TASK DIRECTIONS: Write out the listing, please, but only from its first line through the line containing "import * as", exactly as given and without pictures.

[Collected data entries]
* Start *

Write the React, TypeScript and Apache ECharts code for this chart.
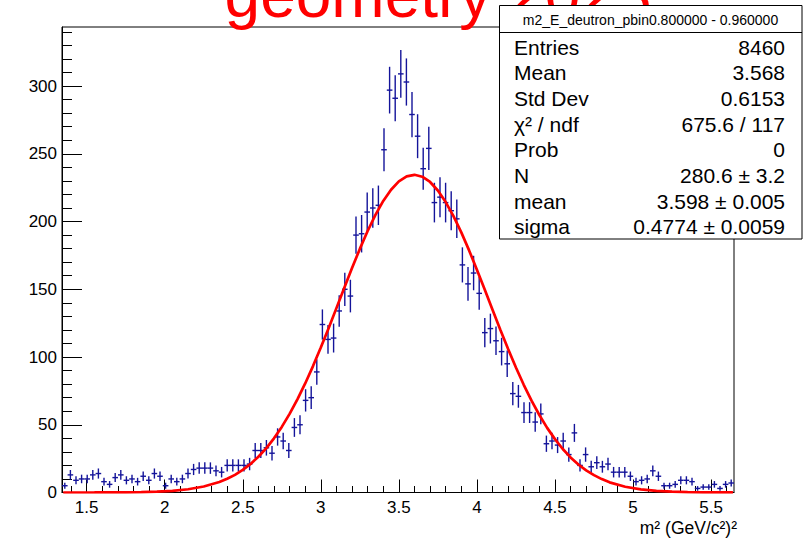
import React, { useEffect, useRef } from "react";
import * as echarts from "echarts";

// Histogram definition (120 bins)
const X_MIN = 1.342;
const X_MAX = 5.647;
const Y_MAX = 343.6;
const COUNTS = [
  5, 13, 9, 10, 10, 13, 14, 8, 6, 11,
  13, 9, 10, 8, 12, 9, 14, 12, 5, 10,
  8, 10, 14, 17, 18, 18, 18, 16, 15, 20,
  20, 20, 20, 21, 31, 31, 33, 29, 41, 38,
  31, 48, 50, 68, 70, 89, 124, 113, 114, 134,
  150, 145, 190, 191, 207, 210, 212, 253, 297, 291,
  309, 303, 279, 263, 239, 254, 214, 218, 214, 208,
  202, 168, 154, 162, 147, 118, 121, 112, 104, 95,
  73, 71, 59, 59, 52, 58, 36, 38, 35, 38,
  28, 44, 20, 28, 19, 22, 19, 21, 15, 15,
  15, 12, 8, 9, 10, 16, 12, 5, 5, 6,
  9, 9, 8, 3, 4, 4, 6, 3, 6, 7,
];
const BIN_W = (X_MAX - X_MIN) / COUNTS.length;

// Fit curve
const FIT_X = [
  1.35, 1.45, 1.55, 1.65, 1.75, 1.85, 1.95, 2.05, 2.15, 2.25,
  2.35, 2.40, 2.45, 2.50, 2.55, 2.60, 2.65, 2.70, 2.75, 2.80,
  2.85, 2.90, 2.95, 3.00, 3.05, 3.10, 3.15, 3.20, 3.25, 3.30,
  3.35, 3.40, 3.45, 3.50, 3.55, 3.60, 3.65, 3.70, 3.75, 3.80,
  3.85, 3.90, 3.95, 4.00, 4.05, 4.10, 4.15, 4.20, 4.25, 4.30,
  4.35, 4.40, 4.45, 4.50, 4.55, 4.60, 4.65, 4.70, 4.75, 4.80,
  4.85, 4.95, 5.05, 5.15, 5.25, 5.35, 5.45, 5.55, 5.64,
];
const FIT_Y = [
  0.0, 0.01, 0.02, 0.06, 0.13, 0.29, 0.61, 1.2, 2.4, 4.4,
  7.7, 10.1, 13.0, 16.7, 21.1, 26.4, 32.6, 40.0, 48.4, 58.0,
  68.8, 80.5, 93.3, 107.0, 121.3, 136.1, 151.0, 165.7, 179.8, 193.0,
  204.9, 215.2, 223.5, 229.6, 233.3, 234.5, 233.1, 229.2, 222.9, 214.4,
  204.0, 192.0, 178.7, 164.5, 149.8, 134.9, 120.2, 105.9, 92.3, 79.5,
  67.8, 57.2, 47.7, 39.4, 32.1, 25.9, 20.7, 16.3, 12.8, 9.9,
  7.5, 4.25, 2.3, 1.19, 0.59, 0.28, 0.13, 0.05, 0.02,
];

const X_MAJOR = [1.5, 2, 2.5, 3, 3.5, 4, 4.5, 5, 5.5];
const X_MINOR = [
  1.4, 1.6, 1.7, 1.8, 1.9, 2.1, 2.2, 2.3, 2.4, 2.6, 2.7, 2.8, 2.9,
  3.1, 3.2, 3.3, 3.4, 3.6, 3.7, 3.8, 3.9, 4.1, 4.2, 4.3, 4.4,
  4.6, 4.7, 4.8, 4.9, 5.1, 5.2, 5.3, 5.4, 5.6,
];
const Y_MAJOR = [0, 50, 100, 150, 200, 250, 300];
const Y_MINOR = [
  10, 20, 30, 40, 60, 70, 80, 90, 110, 120, 130, 140, 160, 170, 180, 190,
  210, 220, 230, 240, 260, 270, 280, 290, 310, 320, 330, 340,
];

const TITLE = "geometry 2023";
const HIST_NAME = "m2_E_deutron_pbin0.800000 - 0.960000";
const STATS_LABELS = ["Entries", "Mean", "Std Dev", "χ² / ndf", "Prob", "N", "mean", "sigma"];
const STATS_VALUES = ["8460", "3.568", "0.6153", "675.6 / 117", "0", "280.6 ± 3.2", "3.598 ± 0.005", "0.4774 ± 0.0059"];
const X_TITLE = "m² (GeV/c²)²";

const FONT = "Liberation Sans, Arial, Helvetica, sans-serif";
const BLUE = "#14149a";

export default function App() {
  const ref = useRef<HTMLDivElement>(null);

  useEffect(() => {
    if (!ref.current) return;
    const chart = echarts.init(ref.current, undefined, { renderer: "svg" });

    const histData = COUNTS.map((c, i) => [X_MIN + (i + 0.5) * BIN_W, c]);
    const fitData = FIT_X.map((x, i) => [x, FIT_Y[i]]);

    const rowY0 = 47;
    const rowStep = 25.7;
    const statsTexts: any[] = [];
    STATS_LABELS.forEach((lab, i) => {
      statsTexts.push({
        type: "text",
        x: 514,
        y: rowY0 + i * rowStep,
        z: 101,
        style: { text: lab, font: `21px ${FONT}`, fill: "#000", textAlign: "left", textVerticalAlign: "middle" },
      });
      statsTexts.push({
        type: "text",
        x: 785,
        y: rowY0 + i * rowStep,
        z: 101,
        style: { text: STATS_VALUES[i], font: `21px ${FONT}`, fill: "#000", textAlign: "right", textVerticalAlign: "middle" },
      });
    });

    const axisLabelStyle = { color: "#000", fontFamily: FONT, fontSize: 17 };

    chart.setOption({
      animation: false,
      backgroundColor: "#fff",
      grid: {
        left: 62,
        top: 27,
        right: 75,
        bottom: 45.5,
        show: true,
        borderColor: "#000",
        borderWidth: 1,
        containLabel: false,
      },
      xAxis: [
        {
          type: "value",
          min: X_MIN,
          max: X_MAX,
          position: "bottom",
          axisLine: { show: true, onZero: false, lineStyle: { color: "#000", width: 1 } },
          axisTick: { show: true, inside: true, length: 13, customValues: X_MAJOR, lineStyle: { color: "#000", width: 1 } },
          axisLabel: { ...axisLabelStyle, margin: 6, customValues: X_MAJOR },
          splitLine: { show: false },
        },
        {
          type: "value",
          min: X_MIN,
          max: X_MAX,
          position: "bottom",
          axisLine: { show: false, onZero: false },
          axisTick: { show: true, inside: true, length: 6.5, customValues: X_MINOR, lineStyle: { color: "#000", width: 1 } },
          axisLabel: { show: false },
          splitLine: { show: false },
        },
      ],
      yAxis: [
        {
          type: "value",
          min: 0,
          max: Y_MAX,
          position: "left",
          axisLine: { show: true, onZero: false, lineStyle: { color: "#000", width: 1 } },
          axisTick: { show: true, inside: true, length: 20, customValues: Y_MAJOR, lineStyle: { color: "#000", width: 1 } },
          axisLabel: { ...axisLabelStyle, margin: 5, customValues: Y_MAJOR },
          splitLine: { show: false },
        },
        {
          type: "value",
          min: 0,
          max: Y_MAX,
          position: "left",
          axisLine: { show: false, onZero: false },
          axisTick: { show: true, inside: true, length: 10, customValues: Y_MINOR, lineStyle: { color: "#000", width: 1 } },
          axisLabel: { show: false },
          splitLine: { show: false },
        },
      ],
      series: [
        {
          type: "custom",
          name: "hist",
          xAxisIndex: 0,
          yAxisIndex: 0,
          data: histData,
          encode: { x: 0, y: 1 },
          z: 2,
          renderItem: (params: any, api: any) => {
            const x = api.value(0);
            const y = api.value(1);
            const err = Math.sqrt(y); // Poisson error bar, as ROOT draws it
            const c = api.coord([x, y]);
            const top = api.coord([x, y + err]);
            const bot = api.coord([x, Math.max(y - err, 0)]);
            const half = api.size([BIN_W, 0])[0] / 2;
            return {
              type: "group",
              children: [
                { type: "line", shape: { x1: c[0], y1: top[1], x2: c[0], y2: bot[1] }, style: { stroke: BLUE, lineWidth: 1.4 } },
                { type: "line", shape: { x1: c[0] - half, y1: c[1], x2: c[0] + half, y2: c[1] }, style: { stroke: BLUE, lineWidth: 1.4 } },
              ],
            };
          },
        },
        {
          type: "line",
          name: "fit",
          xAxisIndex: 0,
          yAxisIndex: 0,
          data: fitData,
          showSymbol: false,
          smooth: false,
          z: 3,
          lineStyle: { color: "#ff0000", width: 2.7 },
        },
      ],
      graphic: [
        {
          type: "text",
          x: 438,
          y: -5,
          z: 99,
          style: { text: TITLE, font: `64px ${FONT}`, fill: "#ff0000", textAlign: "center", textVerticalAlign: "middle" },
        },
        {
          type: "rect",
          z: 100,
          shape: { x: 499.5, y: 5.5, width: 302.5, height: 233.5 },
          style: { fill: "#fff", stroke: "#000", lineWidth: 1 },
        },
        {
          type: "line",
          z: 101,
          shape: { x1: 499.5, y1: 32.5, x2: 802, y2: 32.5 },
          style: { stroke: "#000", lineWidth: 1 },
        },
        {
          type: "text",
          x: 650.5,
          y: 19.5,
          z: 101,
          style: { text: HIST_NAME, font: `14px ${FONT}`, fill: "#000", textAlign: "center", textVerticalAlign: "middle" },
        },
        ...statsTexts,
        {
          type: "text",
          x: 737,
          y: 527.5,
          z: 101,
          style: { text: X_TITLE, font: `17.5px ${FONT}`, fill: "#000", textAlign: "right", textVerticalAlign: "middle" },
        },
      ],
    });

    return () => chart.dispose();
  }, []);

  return <div ref={ref} style={{ position: "absolute", left: 0, top: 0, width: 809, height: 538 }} />;
}
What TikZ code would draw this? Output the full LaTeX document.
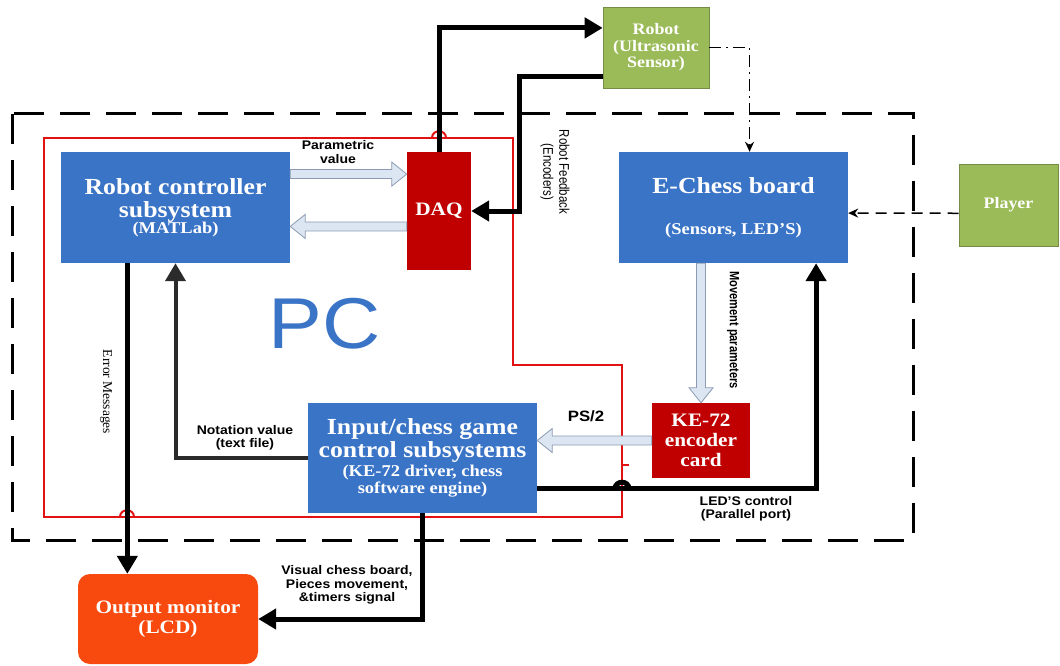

* End *

TASK RESPONSE:
Write the React, TypeScript and Apache ECharts code for this chart.
import React, { useEffect, useRef } from "react";
import * as echarts from "echarts";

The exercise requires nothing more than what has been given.